Running out of Vets?

running out of vets

Rare’s the keeper of livestock who doesn’t sleep easier at night knowing that the local vet is just a phone call away should any animal health emergencies arise. But according to a new report, that veterinary safety net is rapidly disappearing from large swaths of the U.S. countryside. Is farm country running out of vets?

Published by the Farm Journal Foundation, the report argues that, with the costs of vet school rising, more and more newly minted veterinarians are setting up shop in cities and suburbs, where incomes are higher than in traditional food-animal practices.

The numbers back up that claim. Four decades ago, 40% of newly graduated veterinarians started practices focusing on food animals. Nowadays, that figure is ten times lower. That leaves 500 counties in the U.S. without adequate access to food animal veterinarians.

The problem runs even deeper. In addition to creating shortages of the private practitioners that ranchers rely on, it’s also hollowing out the ranks of veterinary public health providers. Though less well known, these individuals are critical for maintaining food safety and preventing and mitigating animal disease epidemics – like the avian flu that has sent egg prices soaring over the last several months.

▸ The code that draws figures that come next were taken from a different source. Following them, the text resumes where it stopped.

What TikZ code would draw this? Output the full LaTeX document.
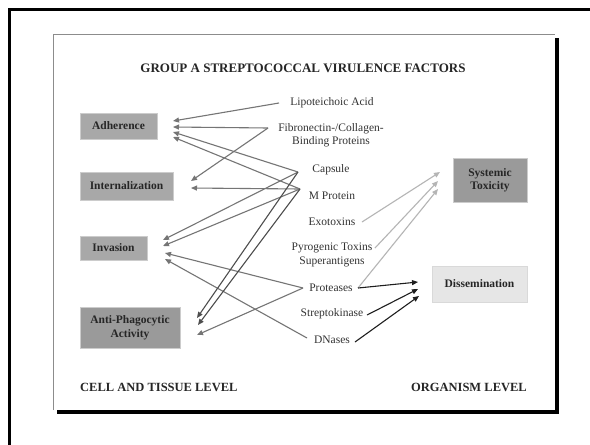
\documentclass[tikz,border=0pt]{standalone}
\usepackage{fontspec}
\setmainfont{Liberation Serif}
\usetikzlibrary{arrows.meta}
\definecolor{boxA}{HTML}{A8A8A8}
\definecolor{boxB}{HTML}{9A9A9A}
\definecolor{boxC}{HTML}{E6E6E6}
\definecolor{txt}{HTML}{333333}
\definecolor{lnmid}{HTML}{757575}
\definecolor{lndark}{HTML}{4E4E4E}
\definecolor{lnlight}{HTML}{B5B5B5}
\definecolor{lnblack}{HTML}{1E1E1E}
\tikzset{
  lbl/.style={inner sep=0pt, text=txt, font=\fontsize{11.5}{13.5}\selectfont, align=center},
  cat/.style={inner sep=0pt, text=black!85, font=\bfseries\fontsize{11.5}{13.5}\selectfont, align=center, draw=black!20, line width=0.6pt},
  lvl/.style={inner sep=0pt, text=black!85, font=\bfseries\fontsize{12.5}{14}\selectfont},
  tip/.style={-{Triangle[length=6pt,width=5pt]}, line width=1.1pt},
  gline/.style={tip, draw=lnmid, color=lnmid},
  dline/.style={tip, draw=lndark, color=lndark},
  lline/.style={tip, draw=lnlight, color=lnlight},
  bline/.style={tip, draw=lnblack, color=lnblack},
}
\begin{document}
\begin{tikzpicture}[x=1pt,y=-1pt]
\useasboundingbox (0,0) rectangle (590,445);
\fill[white] (0,0) rectangle (590,445);
% outer frame
\draw[line width=3pt] (9.5,446) -- (9.5,9.5) -- (591,9.5);
% inner panel
\fill[black] (555,38) rectangle (559,414);
\fill[black] (57,410) rectangle (559,414);
\draw[black!45, line width=0.8pt] (53,410) -- (53,34) -- (555,34);
% title
\node[lvl, font=\bfseries\fontsize{13}{15}\selectfont] (title) at (303,68) {GROUP A STREPTOCOCCAL VIRULENCE FACTORS};
% category boxes
\node[cat, fill=boxA, minimum width=77pt, minimum height=26pt] (adh) at (118.5,126) {Adherence};
\node[cat, fill=boxA, minimum width=93pt, minimum height=28pt] (int) at (126.5,186) {Internalization};
\node[cat, fill=boxA, minimum width=67pt, minimum height=24pt] (inv) at (113.5,248) {Invasion};
\node[cat, fill=boxB, minimum width=100pt, minimum height=41pt] (aph) at (130,327.5) {Anti-Phagocytic\\Activity};
\node[cat, fill=boxB, minimum width=74pt, minimum height=44pt] (sys) at (490,180) {Systemic\\Toxicity};
\node[cat, fill=boxC, draw=black!15, minimum width=95pt, minimum height=36pt] (dis) at (479.5,284) {Dissemination};
% factor labels
\node[lbl] (lta) at (332,103) {Lipoteichoic Acid};
\node[lbl] (fib) at (331,135) {Fibronectin-/Collagen-\\Binding Proteins};
\node[lbl] (cap) at (331,170) {Capsule};
\node[lbl] (mpr) at (332,196) {M Protein};
\node[lbl] (exo) at (332,222) {Exotoxins};
\node[lbl] (pyr) at (332,255) {Pyrogenic Toxins\\Superantigens};
\node[lbl] (pro) at (331,288) {Proteases};
\node[lbl] (stk) at (332,314) {Streptokinase};
\node[lbl] (dna) at (332,340) {DNases};
% level labels
\node[lvl, anchor=west] (cell) at (80,387) {CELL AND TISSUE LEVEL};
\node[lvl, anchor=east] (org) at (527,387) {ORGANISM LEVEL};
% ports
\coordinate (ltaW) at (279,103);
\coordinate (fibW) at (268,128);
\coordinate (capW) at (298,172);
\coordinate (mprW) at (300,189);
\coordinate (proW) at (303,288);
\coordinate (dnaW) at (307,338);
\coordinate (exoE) at (362,222);
\coordinate (pyrE) at (375,248);
\coordinate (proE) at (358,288);
\coordinate (stkE) at (367,315);
\coordinate (dnaE) at (355,342);
% target tips
\coordinate (adh1) at (173,121);
\coordinate (adh2) at (173,127);
\coordinate (adh3) at (173,132);
\coordinate (adh4) at (173,137);
\coordinate (int1) at (191,181);
\coordinate (int2) at (191,188);
\coordinate (inv1) at (163,240);
\coordinate (inv2) at (163,246);
\coordinate (inv3) at (165,253);
\coordinate (inv4) at (165,259);
\coordinate (aph1) at (197,318);
\coordinate (aph2) at (198,325);
\coordinate (aph3) at (197,335);
\coordinate (sys1) at (440,172);
\coordinate (sys2) at (438,181);
\coordinate (sys3) at (438,189);
\coordinate (dis1) at (418,282);
\coordinate (dis2) at (418,289);
\coordinate (dis3) at (419,296);
% connectors to Adherence
\draw[gline] (ltaW) -- (adh1);
\draw[gline] (fibW) -- (adh2);
\draw[gline] (capW) -- (adh3);
\draw[gline] (mprW) -- (adh4);
% Internalization
\draw[gline] (fibW) -- (int1);
\draw[gline] (mprW) -- (int2);
% Invasion
\draw[gline] (capW) -- (inv1);
\draw[gline] (mprW) -- (inv2);
\draw[gline] (proW) -- (inv3);
\draw[gline] (dnaW) -- (inv4);
% Anti-Phagocytic
\draw[dline] (capW) -- (aph1);
\draw[dline] (mprW) -- (aph2);
\draw[gline] (proW) -- (aph3);
% Systemic toxicity
\draw[lline] (exoE) -- (sys1);
\draw[lline] (pyrE) -- (sys2);
\draw[lline] (proE) -- (sys3);
% Dissemination
\draw[bline] (proE) -- (dis1);
\draw[bline] (stkE) -- (dis2);
\draw[bline] (dnaE) -- (dis3);
\end{tikzpicture}
\end{document}
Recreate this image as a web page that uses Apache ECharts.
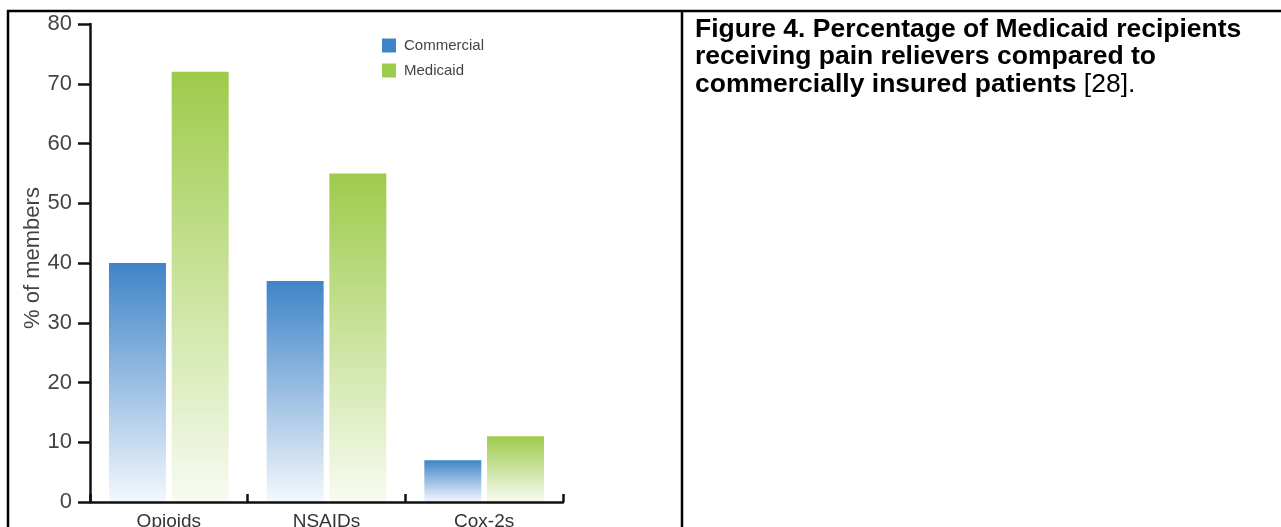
<!DOCTYPE html>
<html>
<head>
<meta charset="utf-8">
<script src="https://cdn.jsdelivr.net/npm/echarts@6/dist/echarts.min.js"></script>
<style>
  html, body { margin: 0; padding: 0; background: #fff; }
  #chart { width: 1281px; height: 527px; }
</style>
</head>
<body>
<div id="chart"></div>
<script>
// Drug classes on the x axis
const categories = ['Opioids', 'NSAIDs', 'Cox-2s'];
// Percentage of members receiving each class
const commercialValues = [40, 37, 7];
const medicaidValues = [72, 55, 11];
const seriesNames = ['Commercial', 'Medicaid'];
const captionBold = [
  'Figure 4. Percentage of Medicaid recipients',
  'receiving pain relievers compared to',
  'commercially insured patients'
];
const captionRef = '[28].';

const sans = "'Liberation Sans', Arial, sans-serif";

function fade(top, bottom) {
  return new echarts.graphic.LinearGradient(0, 0, 0, 1, [
    { offset: 0, color: top },
    { offset: 1, color: bottom }
  ]);
}

const chart = echarts.init(document.getElementById('chart'), null, { renderer: 'canvas' });

chart.setOption({
  backgroundColor: '#ffffff',
  animation: false,
  grid: {
    left: 90, right: 718, top: 24, bottom: 25,
    containLabel: false,
    outerBoundsMode: 'none'
  },
  legend: {
    orient: 'vertical',
    left: 382,
    top: 38,
    padding: 0,
    itemWidth: 14,
    itemHeight: 14,
    itemGap: 10,
    icon: 'rect',
    textStyle: { fontFamily: sans, fontSize: 15, color: '#444', padding: [0, 0, 0, 3] },
    data: [
      { name: seriesNames[0], itemStyle: { color: '#3f84c8' } },
      { name: seriesNames[1], itemStyle: { color: '#9dcb4b' } }
    ]
  },
  xAxis: {
    type: 'category',
    data: categories,
    boundaryGap: true,
    z: 10,
    axisLine: { show: true, lineStyle: { color: '#111', width: 2.5 } },
    axisTick: {
      show: true,
      interval: 0,
      alignWithLabel: false,
      inside: true,
      length: 8,
      lineStyle: { color: '#111', width: 2.5 }
    },
    axisLabel: { margin: 10, fontFamily: sans, fontSize: 19, color: '#333' }
  },
  yAxis: {
    type: 'value',
    min: 0,
    max: 80,
    interval: 10,
    z: 10,
    name: '% of members',
    nameLocation: 'middle',
    nameGap: 40,
    nameRotate: 90,
    nameTextStyle: { fontFamily: sans, fontSize: 22, color: '#444', padding: [0, 0, 0, 10] },
    splitLine: { show: false },
    axisLine: { show: true, lineStyle: { color: '#111', width: 2.5 } },
    axisTick: { show: true, length: 12, lineStyle: { color: '#111', width: 2.5 } },
    axisLabel: { margin: 18, fontFamily: sans, fontSize: 22, color: '#444' }
  },
  series: [
    {
      name: seriesNames[0],
      type: 'bar',
      data: commercialValues,
      barWidth: 57,
      barGap: '10%',
      itemStyle: { color: fade('#3f84c8', '#f4f8fd') }
    },
    {
      name: seriesNames[1],
      type: 'bar',
      data: medicaidValues,
      barWidth: 57,
      barGap: '10%',
      itemStyle: { color: fade('#9dcb4b', '#f8fbf1') }
    }
  ],
  graphic: [
    // table frame: top rule, left rule, column divider
    { type: 'line', shape: { x1: 7, y1: 11, x2: 1281, y2: 11 }, style: { stroke: '#000', lineWidth: 2.5 } },
    { type: 'line', shape: { x1: 8, y1: 10, x2: 8, y2: 527 }, style: { stroke: '#000', lineWidth: 2.5 } },
    { type: 'line', shape: { x1: 682, y1: 10, x2: 682, y2: 527 }, style: { stroke: '#000', lineWidth: 2.5 } },
    // caption
    { type: 'text', left: 695, top: 16, style: { text: captionBold[0], font: 'bold 26.5px ' + sans, fill: '#000' } },
    { type: 'text', left: 695, top: 43, style: { text: captionBold[1], font: 'bold 26.5px ' + sans, fill: '#000' } },
    {
      type: 'text', left: 695, top: 71,
      style: {
        text: '{b|' + captionBold[2] + ' }{n|' + captionRef + '}',
        rich: {
          b: { font: 'bold 26.5px ' + sans, fill: '#000' },
          n: { font: '26.5px ' + sans, fill: '#000' }
        }
      }
    }
  ]
});
</script>
</body>
</html>
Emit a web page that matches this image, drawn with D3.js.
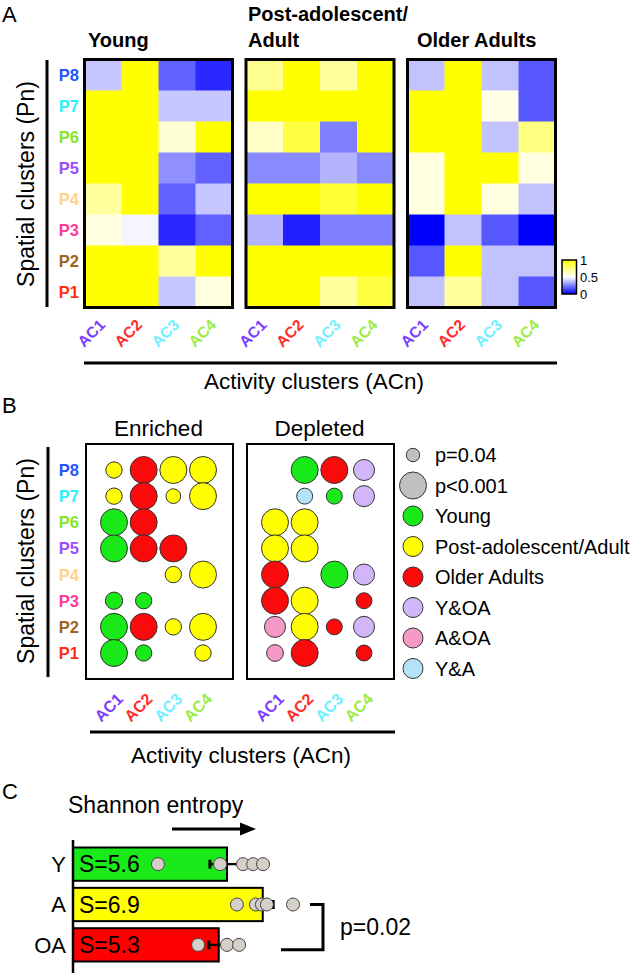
<!DOCTYPE html>
<html><head><meta charset="utf-8">
<script src="https://cdn.jsdelivr.net/npm/d3@7"></script>
<style>body{margin:0;background:#fff}svg{display:block;font-family:"Liberation Sans",Arial,Helvetica,sans-serif}</style>
</head><body><svg id="c" width="633" height="973"></svg>
<script>
// ---------- DATA ----------
const rows = ["P8","P7","P6","P5","P4","P3","P2","P1"];
const acs = ["AC1","AC2","AC3","AC4"];
const ageTitles = [["Young"],["Post-adolescent/","Adult"],["Older Adults"]];
const rowColors = ["#1f55ff","#2ef0fa","#86e626","#9b4dff","#ffd38a","#ff3a99","#a0621e","#ff2e12"];
const acColors = ["#7a3cff","#ff2a2a","#6ff0ff","#99ec44"];

// heatmap values (rows P8..P1, cols AC1..AC4), 0..1
const youngValues = [
  [0.39,1,0.19,0.08],[1,1,0.39,0.39],[1,1,0.58,1],[1,1,0.28,0.19],
  [0.69,1,0.19,0.39],[0.56,0.48,0.08,0.19],[1,1,0.69,1],[1,1,0.39,0.56]];
const adultValues = [
  [0.72,1,0.69,1],[1,1,1,1],[0.61,0.87,0.25,1],[0.27,0.27,0.35,0.27],
  [1,1,0.9,1],[0.35,0.06,0.25,0.25],[1,1,1,1],[1,1,0.69,0.87]];
const olderValues = [
  [0.38,1,0.38,0.17],[1,1,0.545,0.17],[1,1,0.38,0.75],[0.56,1,1,0.56],
  [0.56,1,0.56,0.38],[0,0.38,0.17,0],[0.17,1,0.38,0.38],[0.38,0.69,0.38,0.17]];
const colorbarTicks = [0,0.5,1];

// panel B: group per cell and p-value
const groupKeys = ["Y","A","OA","YOA","AOA","YA"];
const groupNames = ["Young","Post-adolescent/Adult","Older Adults","Y&OA","A&OA","Y&A"];
const groupColors = ["#19e819","#ffff00","#fa0a0a","#d3b5fa","#f59ac6","#b4e3f7"];
const enrichedGroups = [
  ["A","OA","A","A"],["A","OA","A","A"],["Y","OA",null,null],["Y","OA","OA",null],
  [null,null,"A","A"],["Y","Y",null,null],["Y","OA","A","A"],["Y","Y",null,"A"]];
const enrichedP = [
  [0.018,0.001,0.001,0.001],[0.018,0.001,0.028,0.001],[0.001,0.001,null,null],[0.001,0.001,0.001,null],
  [null,null,0.018,0.001],[0.014,0.018,null,null],[0.001,0.001,0.018,0.001],[0.001,0.018,null,0.018]];
const depletedGroups = [
  [null,"Y","OA","YOA"],[null,"YA","Y","YOA"],["A","A",null,null],["A","A",null,null],
  ["OA",null,"Y","YOA"],["OA","A",null,"OA"],["AOA","A","OA","YOA"],["AOA","OA",null,"OA"]];
const depletedP = [
  [null,0.001,0.001,0.005],[null,0.02,0.02,0.005],[0.001,0.001,null,null],[0.001,0.001,null,null],
  [0.001,null,0.001,0.005],[0.001,0.001,null,0.02],[0.005,0.001,0.02,0.005],[0.016,0.001,null,0.02]];
const pLegend = [{label:"p=0.04",p:0.04},{label:"p<0.001",p:0.001}];

// panel C
const cGroups = ["Y","A","OA"];
const cMeans = [5.6,6.9,5.3];
const cSems = [0.62,0.38,0.36];
const cColors = ["#1aea1a","#ffff00","#ff0000"];
const cDots = [[3.09,5.35,6.18,6.55,6.91],[5.96,6.65,6.87,7.05,8.0],[4.55,5.6,6.04]];

// ---------- DRAW ----------
const svg = d3.select("#c");
const txt = (x,y,s,size,opts={}) => {
  const t = svg.append("text").attr("x",x).attr("y",y).text(s).style("font-size",size+"px");
  if (opts.anchor) t.attr("text-anchor",opts.anchor);
  if (opts.bold) t.style("font-weight","bold");
  if (opts.fill) t.attr("fill",opts.fill);
  return t;
};

// Panel letters
txt(2,22,"A",22); txt(2,413,"B",22); txt(2,799,"C",22);

// ---------- Panel A ----------
const heatColor = d3.scaleLinear().domain([0,0.5,1]).range(["#0000ff","#ffffff","#ffff00"]);
const hmX = d3.scaleBand().domain(acs).range([0,148]);
const hmY = d3.scaleBand().domain(rows).range([59.5,307.5]);
const panelsA = [youngValues, adultValues, olderValues];
const titleX = [88,248,417];
panelsA.forEach((vals,i) => {
  const x0 = 84.5 + i*161.5;
  const g = svg.append("g").attr("transform",`translate(${x0},0)`);
  const cells = [];
  vals.forEach((r,ri) => r.forEach((v,ci) => cells.push({r:rows[ri],c:acs[ci],v})));
  g.selectAll("rect.cell").data(cells).join("rect")
    .attr("x",d=>hmX(d.c)).attr("y",d=>hmY(d.r))
    .attr("width",hmX.bandwidth()+0.5).attr("height",hmY.bandwidth()+0.5)
    .attr("fill",d=>heatColor(d.v));
  g.append("rect").attr("x",0).attr("y",59.5).attr("width",148).attr("height",248)
    .attr("fill","none").attr("stroke","#000").attr("stroke-width",3);
  g.selectAll("text.xl").data(acs).join("text")
    .attr("transform",d=>`translate(${hmX(d)+hmX.bandwidth()/2+3},326) rotate(-45)`)
    .attr("text-anchor","end").style("font-size","15.5px").style("font-weight","bold")
    .attr("fill",(d,j)=>acColors[j]).text(d=>d);
  ageTitles[i].forEach((line,li) => {
    const n = ageTitles[i].length;
    txt(titleX[i], 47 - (n-1-li)*26, line, 20, {bold:true});
  });
});
// Y axis labels A
svg.append("line").attr("x1",47).attr("x2",47).attr("y1",60).attr("y2",307).attr("stroke","#000").attr("stroke-width",3);
svg.selectAll("text.pA").data(rows).join("text")
  .attr("x",79).attr("y",d=>hmY(d)+hmY.bandwidth()/2).attr("dy","0.36em")
  .attr("text-anchor","end").style("font-size","16.5px").style("font-weight","bold")
  .attr("fill",(d,i)=>rowColors[i]).text(d=>d);
svg.append("text").attr("transform","translate(34,184) rotate(-90)").attr("text-anchor","middle")
  .style("font-size","23px").text("Spatial clusters (Pn)");
svg.append("line").attr("x1",84).attr("x2",557).attr("y1",363).attr("y2",363).attr("stroke","#000").attr("stroke-width",3);
txt(314,389,"Activity clusters (ACn)",22.5,{anchor:"middle"});

// colorbar
const defs = svg.append("defs");
const grad = defs.append("linearGradient").attr("id","cb").attr("x1",0).attr("x2",0).attr("y1",1).attr("y2",0);
colorbarTicks.forEach(t => grad.append("stop").attr("offset",t).attr("stop-color",heatColor(t)));
const cbY = d3.scaleLinear().domain([0,1]).range([294,260]);
svg.append("rect").attr("x",562).attr("y",cbY(1)).attr("width",14.5).attr("height",cbY(0)-cbY(1))
  .attr("fill","url(#cb)").attr("stroke","#000").attr("stroke-width",1.5);
svg.selectAll("text.cbt").data(colorbarTicks).join("text")
  .attr("x",580).attr("y",d=>cbY(d)).attr("dy","0.36em").style("font-size","13px")
  .text(d=>d3.format("")(d));

// ---------- Panel B ----------
const bY = d3.scalePoint().domain(rows).range([470,653]);
const bX = d3.scalePoint().domain(acs).range([0,89]);
const rScale = d3.scaleLinear().domain([-Math.log10(0.04),3]).range([6.7,13.5]);
const gColor = d3.scaleOrdinal().domain(groupKeys).range(groupColors);
const panelsB = [
  {title:"Enriched", gx:114, groups:enrichedGroups, ps:enrichedP},
  {title:"Depleted", gx:275, groups:depletedGroups, ps:depletedP}];
panelsB.forEach(pb => {
  const g = svg.append("g").attr("transform",`translate(${pb.gx},0)`);
  g.append("rect").attr("x",-28).attr("y",444).attr("width",147).attr("height",235)
    .attr("fill","none").attr("stroke","#000").attr("stroke-width",2);
  const pts = [];
  pb.groups.forEach((r,ri) => r.forEach((gk,ci) => { if (gk) pts.push({r:rows[ri],c:acs[ci],g:gk,p:pb.ps[ri][ci]}); }));
  g.selectAll("circle").data(pts).join("circle")
    .attr("cx",d=>bX(d.c)).attr("cy",d=>bY(d.r)).attr("r",d=>rScale(-Math.log10(d.p)))
    .attr("fill",d=>gColor(d.g)).attr("stroke","#333").attr("stroke-width",1);
  g.append("text").attr("x",44.5).attr("y",436).attr("text-anchor","middle").style("font-size","22.5px").text(pb.title);
  g.selectAll("text.xl").data(acs).join("text")
    .attr("transform",d=>`translate(${bX(d)+10},700) rotate(-45)`)
    .attr("text-anchor","end").style("font-size","16px").style("font-weight","bold")
    .attr("fill",(d,j)=>acColors[j]).text(d=>d);
});
svg.append("line").attr("x1",48).attr("x2",48).attr("y1",447).attr("y2",677).attr("stroke","#000").attr("stroke-width",3);
svg.selectAll("text.pB").data(rows).join("text")
  .attr("x",79).attr("y",d=>bY(d)).attr("dy","0.36em")
  .attr("text-anchor","end").style("font-size","16.5px").style("font-weight","bold")
  .attr("fill",(d,i)=>rowColors[i]).text(d=>d);
svg.append("text").attr("transform","translate(34,561) rotate(-90)").attr("text-anchor","middle")
  .style("font-size","23px").text("Spatial clusters (Pn)");
svg.append("line").attr("x1",90).attr("x2",395).attr("y1",732).attr("y2",732).attr("stroke","#000").attr("stroke-width",3);
txt(241,763,"Activity clusters (ACn)",22.5,{anchor:"middle"});

// legend
const legItems = pLegend.map(d=>({label:d.label, r:rScale(-Math.log10(d.p)), fill:"#c0c0c0"}))
  .concat(groupNames.map((n,i)=>({label:n, r:10, fill:groupColors[i]})));
const legY = d3.scalePoint().domain(d3.range(legItems.length)).range([455,668.5]);
const lg = svg.append("g");
lg.selectAll("circle").data(legItems).join("circle")
  .attr("cx",413).attr("cy",(d,i)=>legY(i)).attr("r",d=>d.r)
  .attr("fill",d=>d.fill).attr("stroke","#333").attr("stroke-width",1);
lg.selectAll("text").data(legItems).join("text")
  .attr("x",435).attr("y",(d,i)=>legY(i)).attr("dy","0.36em").style("font-size","20px").text(d=>d.label);

// ---------- Panel C ----------
const cX = d3.scaleLinear().domain([0,10]).range([73,348]);
const cY = d3.scaleBand().domain(cGroups).range([847.5,961.5]).paddingInner(0.175);
const cc = g => cY(g)+cY.bandwidth()/2;
txt(68,813,"Shannon entropy",23);
svg.append("line").attr("x1",172).attr("x2",244).attr("y1",829).attr("y2",829).attr("stroke","#000").attr("stroke-width",3);
svg.append("path").attr("d","M240,822.5L256,829L240,835.5Z").attr("fill","#000");
const bars = cGroups.map((g,i)=>({g,m:cMeans[i],s:cSems[i],c:cColors[i],dots:cDots[i]}));
svg.selectAll("rect.bar").data(bars).join("rect")
  .attr("x",cX(0)).attr("y",d=>cY(d.g)).attr("width",d=>cX(d.m)-cX(0)).attr("height",cY.bandwidth())
  .attr("fill",d=>d.c).attr("stroke","#000").attr("stroke-width",2);
svg.append("line").attr("x1",73).attr("x2",73).attr("y1",840).attr("y2",973).attr("stroke","#000").attr("stroke-width",2.5);
const eb = svg.append("g").attr("stroke","#000").attr("stroke-width",2.2);
bars.forEach(d => {
  const y = cc(d.g);
  eb.append("line").attr("x1",cX(d.m-d.s)).attr("x2",cX(d.m+d.s)).attr("y1",y).attr("y2",y);
  [d.m-d.s,d.m+d.s].forEach(v => eb.append("line").attr("x1",cX(v)).attr("x2",cX(v)).attr("y1",y-4.5).attr("y2",y+4.5).attr("stroke-width",3));
});
bars.forEach(d => {
  svg.selectAll(null).data(d.dots).join("circle")
    .attr("cx",v=>cX(v)).attr("cy",cc(d.g)).attr("r",6.5)
    .attr("fill","#d4d0c8").attr("stroke","#444").attr("stroke-width",1);
});
svg.selectAll("text.sl").data(bars).join("text")
  .attr("x",79).attr("y",d=>cc(d.g)).attr("dy","0.36em").style("font-size","23px")
  .text(d=>"S="+d.m.toFixed(1));
svg.selectAll("text.gl").data(bars).join("text")
  .attr("x",66).attr("y",d=>cc(d.g)).attr("dy","0.36em").attr("text-anchor","end").style("font-size","22px")
  .text(d=>d.g);
const yTop = cc("A"), yBot = cc("OA")+5;
svg.append("path").attr("d",`M310,${yTop}H323V${yBot}H281`).attr("fill","none").attr("stroke","#000").attr("stroke-width",3);
txt(340,(yTop+yBot)/2,"p=0.02",23).attr("dy","0.36em");
</script></body></html>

The report offers several policy suggestions to help reverse the tide of food animal veterinarians out of farm country. One of these would be to overhaul existing programs that help veterinarians repay their vet-school debt, by expanding funding and changing application criteria to make more vets eligible.

Other policies include offering more business support, such as increasing the funding for current grant programs, and establishing new, low-interest business loan programs for new food-animal practices. Additionally, the authors suggest, setting up programs to recruit more vet school students from rural backgrounds might help to stem the losses.

The report, titled Addressing the Persistent Shortage of Food Animal Veterinarians and Its Impact on Rural Communities, is available free in electronic format from the Farm Journal Foundation website.